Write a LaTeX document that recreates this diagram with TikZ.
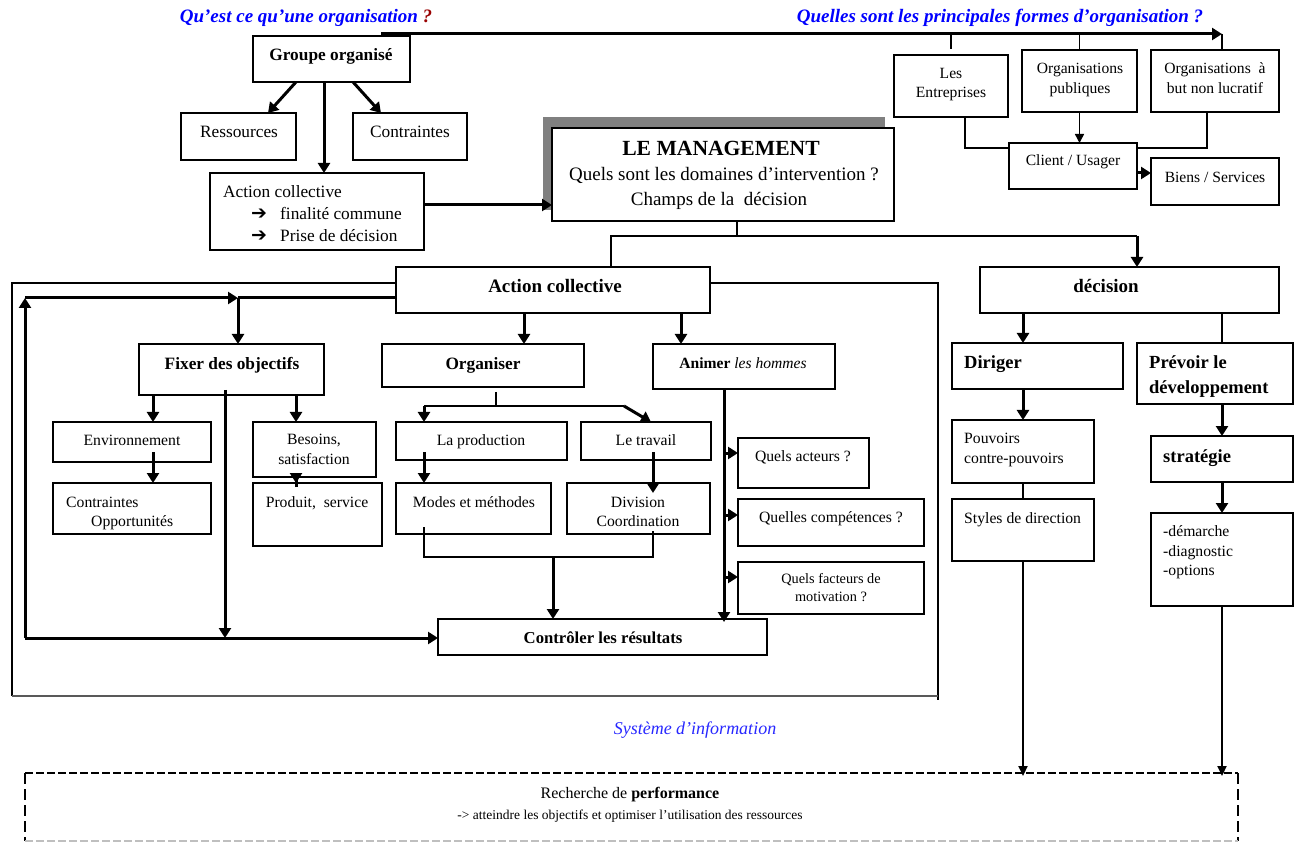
\documentclass[tikz,border=0pt]{standalone}
\usepackage{fontspec}
\setmainfont{Liberation Serif}
\newfontfamily\dvfont{DejaVu Sans}
\usetikzlibrary{arrows.meta}
\definecolor{ttlblue}{RGB}{0,0,255}
\definecolor{qred}{RGB}{153,0,0}
\definecolor{shgray}{RGB}{128,128,128}
\definecolor{infoblue}{RGB}{40,40,255}
\newcommand\fs[1]{\fontsize{#1}{#1}\selectfont}
\tikzset{
 bxs/.style={draw, line width=1.4pt, fill=white, inner sep=0pt, outer sep=0pt, anchor=north west},
 tx/.style={inner sep=0pt, text height=1.18em, text depth=.06em},
 tl/.style={tx, anchor=west},
 ar/.style={line width=3pt, -{Triangle[length=10pt,width=12pt]}},
 arm/.style={line width=2.1pt, -{Triangle[length=10pt,width=9pt]}},
 arn/.style={line width=1.5pt, -{Triangle[length=9pt,width=9pt]}},
 thk/.style={line width=3pt},
 thn/.style={line width=1.4pt},
}
\newcommand\bx[6][]{\pgfmathsetmacro\bxw{#4-#2}\pgfmathsetmacro\bxh{#5-#3}%
 \node[bxs,minimum width=\bxw pt,minimum height=\bxh pt,#1] (#6) at (#2,#3) {};}
\begin{document}
\begin{tikzpicture}[x=1pt,y=-1pt]
\useasboundingbox (0,0) rectangle (1294,842);
\fill[white] (0,0) rectangle (1294,842);

% titles
\node[tx,font=\fs{19}\bfseries\itshape,text=ttlblue] (ttl1) at (306,17) {Qu’est ce qu’une organisation \textcolor{qred}{?}};
\node[tx,font=\fs{19}\bfseries\itshape,text=ttlblue] (ttl2) at (1000,17) {Quelles sont les principales formes d’organisation ?};

% frame of collective action
\draw[line width=1.3pt] (12,696) -- (12,283) -- (938,283) -- (938,700);
\draw[line width=2.2pt,color=black!65] (12,696) -- (938,696);

% top-left
\bx{253}{36}{410}{82}{grp}
\node[tx,font=\fs{17.3}\bfseries] (t-grp) at (331,55) {Groupe organisé};
\bx{181}{113}{296}{160}{res}
\node[tx,font=\fs{17.3}] (t-res) at (239,132) {Ressources};
\bx{353}{113}{467}{160}{con}
\node[tx,font=\fs{17.3}] (t-con) at (410,132) {Contraintes};
\bx{210}{173}{424}{250}{ac1}
\node[tl,font=\fs{17.3}] (t-ac1a) at (223,192) {Action collective};
\node[tl,font=\fs{19}\dvfont\bfseries] (t-ac1b) at (251,214) {➔};
\node[tl,font=\fs{17.3}] (t-ac1c) at (280,214) {finalité commune};
\node[tl,font=\fs{19}\dvfont\bfseries] (t-ac1d) at (251,236) {➔};
\node[tl,font=\fs{17.3}] (t-ac1e) at (280,236) {Prise de décision};

% forms
\bx{894}{55}{1008}{117}{ent}
\node[tx,font=\fs{15.6}] (t-ent1) at (951,73) {Les};
\node[tx,font=\fs{15.6}] (t-ent2) at (951,92) {Entreprises};
\bx{1022}{50}{1137}{112}{pub}
\node[tx,font=\fs{15.6}] (t-pub1) at (1080,68) {Organisations};
\node[tx,font=\fs{15.6}] (t-pub2) at (1080,88) {publiques};
\bx{1151}{50}{1279}{112}{nl}
\node[tx,font=\fs{15.6}] (t-nl1) at (1215,68) {Organisations\ \ à};
\node[tx,font=\fs{15.6}] (t-nl2) at (1215,88) {but non lucratif};
\bx{1009}{143}{1137}{189}{cli}
\node[tx,font=\fs{15.6}] (t-cli) at (1073,160) {Client / Usager};
\bx{1151}{158}{1279}{205}{bs}
\node[tx,font=\fs{15.6}] (t-bs) at (1215,177) {Biens / Services};

% management
\fill[shgray] (543,117) rectangle (885,210);
\bx{552}{128}{894}{221}{mgmt}
\node[tx,font=\fs{21.6}\bfseries] (t-m1) at (721,150) {LE MANAGEMENT};
\node[tx,font=\fs{19}] (t-m2) at (724,175) {Quels sont les domaines d’intervention ?};
\node[tx,font=\fs{19}] (t-m3) at (719,200) {Champs de la\ \ décision};

% second level
\bx{396}{267}{710}{313}{acc}
\node[tx,font=\fs{19}\bfseries] (t-acc) at (555,287) {Action collective};
\bx{980}{267}{1279}{313}{dec}
\node[tx,font=\fs{19}\bfseries] (t-dec) at (1106,287) {décision};

% collective action
\bx{139}{344}{324}{395}{fix}
\node[tx,font=\fs{17.3}\bfseries] (t-fix) at (232,364) {Fixer des objectifs};
\bx{382}{344}{584}{387}{org}
\node[tx,font=\fs{17.3}\bfseries] (t-org) at (483,364) {Organiser};
\bx{653}{344}{835}{389}{ani}
\node[tx,font=\fs{15.6}] (t-ani) at (743,363) {\textbf{Animer} \textit{les hommes}};
\bx{53}{422}{211}{462}{env}
\node[tx,font=\fs{15.7}] (t-env) at (132,440) {Environnement};
\bx{253}{422}{376}{477}{bes}
\node[tx,font=\fs{15.7}] (t-bes1) at (314,439) {Besoins,};
\node[tx,font=\fs{15.7}] (t-bes2) at (314,459) {satisfaction};
\bx{53}{483}{211}{534}{cop}
\node[tl,font=\fs{15.7}] (t-cop1) at (66,502) {Contraintes};
\node[tl,font=\fs{15.7}] (t-cop2) at (91,521) {Opportunités};
\bx{253}{483}{382}{546}{prd}
\node[tx,font=\fs{15.7}] (t-prd) at (317,502) {Produit,\ \ service};
\bx{396}{422}{567}{460}{lap}
\node[tx,font=\fs{15.7}] (t-lap) at (481,440) {La production};
\bx{581}{422}{711}{460}{trv}
\node[tx,font=\fs{15.7}] (t-trv) at (646,440) {Le travail};
\bx{396}{483}{551}{534}{mod}
\node[tx,font=\fs{15.7}] (t-mod) at (474,502) {Modes et méthodes};
\bx{567}{483}{710}{534}{div}
\node[tx,font=\fs{15.7}] (t-div1) at (638,502) {Division};
\node[tx,font=\fs{15.7}] (t-div2) at (638,521) {Coordination};
\bx{738}{438}{869}{488}{qa}
\node[tx,font=\fs{15.7}] (t-qa) at (803,456) {Quels acteurs ?};
\bx{738}{499}{924}{546}{qc}
\node[tx,font=\fs{15.7}] (t-qc) at (831,517) {Quelles compétences ?};
\bx{738}{562}{924}{614}{qm}
\node[tx,font=\fs{14.3}] (t-qm1) at (831,578) {Quels facteurs de};
\node[tx,font=\fs{14.3}] (t-qm2) at (831,596) {motivation ?};
\bx{438}{619}{767}{655}{ctl}
\node[tx,font=\fs{16.7}\bfseries] (t-ctl) at (603,638) {Contrôler les résultats};

% decision
\bx{952}{343}{1123}{389}{dir}
\node[tl,font=\fs{18.5}\bfseries] (t-dir) at (964,363) {Diriger};
\bx{1137}{343}{1293}{404}{prv}
\node[tl,font=\fs{18.5}\bfseries] (t-prv1) at (1149,363) {Prévoir le};
\node[tl,font=\fs{18.5}\bfseries] (t-prv2) at (1149,388) {développement};
\bx{952}{420}{1094}{483}{pvr}
\node[tl,font=\fs{15.7}] (t-pvr1) at (964,438) {Pouvoirs};
\node[tl,font=\fs{15.7}] (t-pvr2) at (964,458) {contre-pouvoirs};
\bx{952}{499}{1094}{561}{sty}
\node[tl,font=\fs{15.7}] (t-sty) at (964,518) {Styles de direction};
\bx{1151}{436}{1293}{482}{str}
\node[tl,font=\fs{18.5}\bfseries] (t-str) at (1163,457) {stratégie};
\bx{1151}{513}{1293}{606}{dem}
\node[tl,font=\fs{15.7}] (t-dem1) at (1163,531) {-démarche};
\node[tl,font=\fs{15.7}] (t-dem2) at (1163,551) {-diagnostic};
\node[tl,font=\fs{15.7}] (t-dem3) at (1163,570) {-options};

% information system & performance
\node[tx,font=\fs{18}\itshape,text=infoblue] (t-si) at (695,729) {Système d’information};
\node[inner sep=0pt,outer sep=0pt,minimum width=1213pt,minimum height=68pt,anchor=north west] (perf) at (25,773) {};
\draw[line width=2.2pt,dash pattern=on 8pt off 3pt] (perf.north west) -- (perf.north east);
\draw[line width=1.4pt,dash pattern=on 11pt off 5pt] (perf.north west) -- (perf.south west);
\draw[line width=1.4pt,dash pattern=on 11pt off 5pt] (perf.north east) -- (perf.south east);
\draw[line width=1.3pt,black!25,dash pattern=on 8pt off 3pt] (perf.south west) -- (perf.south east);
\node[tx,font=\fs{16}] (t-perf1) at (630,793) {Recherche de \textbf{performance}};
\node[tx,font=\fs{13.5}] (t-perf2) at (630,814) {-> atteindre les objectifs et optimiser l’utilisation des ressources};

% ---- connectors ----
\draw[ar] (grp.south -| 296,0) -- (res.north -| 268,0);
\draw[ar] (grp.south -| 324,0) -- (ac1.north -| 324,0);
\draw[ar] (grp.south -| 353,0) -- (con.north -| 381,0);
\draw[ar] (ac1.east |- 0,205) -- (mgmt.west |- 0,205);

\coordinate (tl0) at (381,34);
\coordinate (tl1) at (1222,34);
\draw[ar] (tl0) -- (tl1);
\draw[thn] (tl0 -| ent.north) -- ([yshift=6pt]ent.north);
\draw[thn] (tl0 -| pub.north) -- (pub.north);
\draw[thn] (tl1) -- (tl1 |- nl.north);
\draw[arn] (pub.south) -- (pub.south |- cli.north);
\draw[thn] (ent.south -| 965,0) |- (cli.west |- 0,148);
\draw[thn] (nl.south -| 1207,0) |- (cli.east |- 0,148);
\draw[ar] (cli.east |- 0,173) -- (bs.west |- 0,173);

\coordinate (mj) at (737,236);
\draw[thn] (mgmt.south -| mj) -- (mj);
\draw[thn] (acc.north -| 611,0) |- (mj);
\draw[thn] (mj) -- (mj -| 1137,0);
\draw[ar] (mj -| 1137,0) -- (dec.north -| 1137,0);

\coordinate (lpT) at (25,298);
\coordinate (lpB) at (25,638);
\coordinate (lpJ) at (238,298);
\draw[thk] (acc.west |- lpT) -- (lpJ);
\draw[ar] (lpB) -- (lpT);
\draw[ar] (lpT) -- (lpJ);
\draw[ar] (lpJ) -- (lpJ |- fix.north);
\draw[ar] (lpB) -- (lpB -| ctl.west);
\draw[ar,shorten <=-5pt] (fix.south -| 225,0) -- (lpB -| 225,0);

\draw[ar] (acc.south -| 524,0) -- (org.north -| 524,0);
\draw[ar] (acc.south -| 681,0) -- (ani.north -| 681,0);
\draw[ar] (fix.south -| 153,0) -- (env.north -| 153,0);
\draw[ar] (fix.south -| 296,0) -- (bes.north -| 296,0);
\draw[ar,shorten <=-10pt] (env.south -| 153,0) -- (cop.north -| 153,0);
\draw[ar,shorten <=-10pt] (bes.south -| 296,0) -- (prd.north -| 296,0);

\coordinate (oj) at (496,406);
\draw[thn,shorten <=5pt] (org.south -| oj) -- (oj);
\draw[thn] (oj) -- (oj -| 424,0);
\draw[ar] (oj -| 424,0) -- (lap.north -| 424,0);
\draw[thn] (oj) -- (oj -| 624,0);
\draw[ar] (oj -| 624,0) -- (trv.north -| 651,0);
\draw[ar,shorten <=-8pt] (lap.south -| 424,0) -- (mod.north -| 424,0);
\draw[ar,shorten <=-8pt,shorten >=-10pt] (trv.south -| 653,0) -- (div.north -| 653,0);
\coordinate (bj) at (553,557);
\draw[thn,shorten <=-7pt] (mod.south -| 424,0) |- (bj);
\draw[thn,shorten <=-3pt] (div.south -| 653,0) |- (bj);
\draw[ar] (bj) -- (ctl.north -| bj);

\coordinate (ax) at (724,389);
\draw[ar,shorten >=-3pt] (ani.south -| ax) -- (ctl.north -| ax);
\draw[ar] (ax |- 0,453) -- (qa.west |- 0,453);
\draw[ar] (ax |- 0,515) -- (qc.west |- 0,515);
\draw[ar] (ax |- 0,577) -- (qm.west |- 0,577);

\draw[ar] (dec.south -| 1023,0) -- (dir.north -| 1023,0);
\draw[thn] (dec.south -| 1222,0) -- (prv.north -| 1222,0);
\draw[ar] (dir.south -| 1023,0) -- (pvr.north -| 1023,0);
\draw[thn] (pvr.south -| 1023,0) -- (sty.north -| 1023,0);
\draw[arm,shorten >=-3pt] (sty.south -| 1023,0) -- (perf.north -| 1023,0);
\draw[ar] (prv.south -| 1222,0) -- (str.north -| 1222,0);
\draw[ar] (str.south -| 1222,0) -- (dem.north -| 1222,0);
\draw[arm,shorten >=-3pt] (dem.south -| 1222,0) -- (perf.north -| 1222,0);
\end{tikzpicture}
\end{document}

[Task prompt]
Print, exactly as written, the lines above from the first one to the one containing "(12,696) -- (938,696);". Leave out pictures.

[Task response]
Write a LaTeX document that recreates this diagram with TikZ.
\documentclass[tikz,border=0pt]{standalone}
\usepackage{fontspec}
\setmainfont{Liberation Serif}
\newfontfamily\dvfont{DejaVu Sans}
\usetikzlibrary{arrows.meta}
\definecolor{ttlblue}{RGB}{0,0,255}
\definecolor{qred}{RGB}{153,0,0}
\definecolor{shgray}{RGB}{128,128,128}
\definecolor{infoblue}{RGB}{40,40,255}
\newcommand\fs[1]{\fontsize{#1}{#1}\selectfont}
\tikzset{
 bxs/.style={draw, line width=1.4pt, fill=white, inner sep=0pt, outer sep=0pt, anchor=north west},
 tx/.style={inner sep=0pt, text height=1.18em, text depth=.06em},
 tl/.style={tx, anchor=west},
 ar/.style={line width=3pt, -{Triangle[length=10pt,width=12pt]}},
 arm/.style={line width=2.1pt, -{Triangle[length=10pt,width=9pt]}},
 arn/.style={line width=1.5pt, -{Triangle[length=9pt,width=9pt]}},
 thk/.style={line width=3pt},
 thn/.style={line width=1.4pt},
}
\newcommand\bx[6][]{\pgfmathsetmacro\bxw{#4-#2}\pgfmathsetmacro\bxh{#5-#3}%
 \node[bxs,minimum width=\bxw pt,minimum height=\bxh pt,#1] (#6) at (#2,#3) {};}
\begin{document}
\begin{tikzpicture}[x=1pt,y=-1pt]
\useasboundingbox (0,0) rectangle (1294,842);
\fill[white] (0,0) rectangle (1294,842);

% titles
\node[tx,font=\fs{19}\bfseries\itshape,text=ttlblue] (ttl1) at (306,17) {Qu’est ce qu’une organisation \textcolor{qred}{?}};
\node[tx,font=\fs{19}\bfseries\itshape,text=ttlblue] (ttl2) at (1000,17) {Quelles sont les principales formes d’organisation ?};

% frame of collective action
\draw[line width=1.3pt] (12,696) -- (12,283) -- (938,283) -- (938,700);
\draw[line width=2.2pt,color=black!65] (12,696) -- (938,696);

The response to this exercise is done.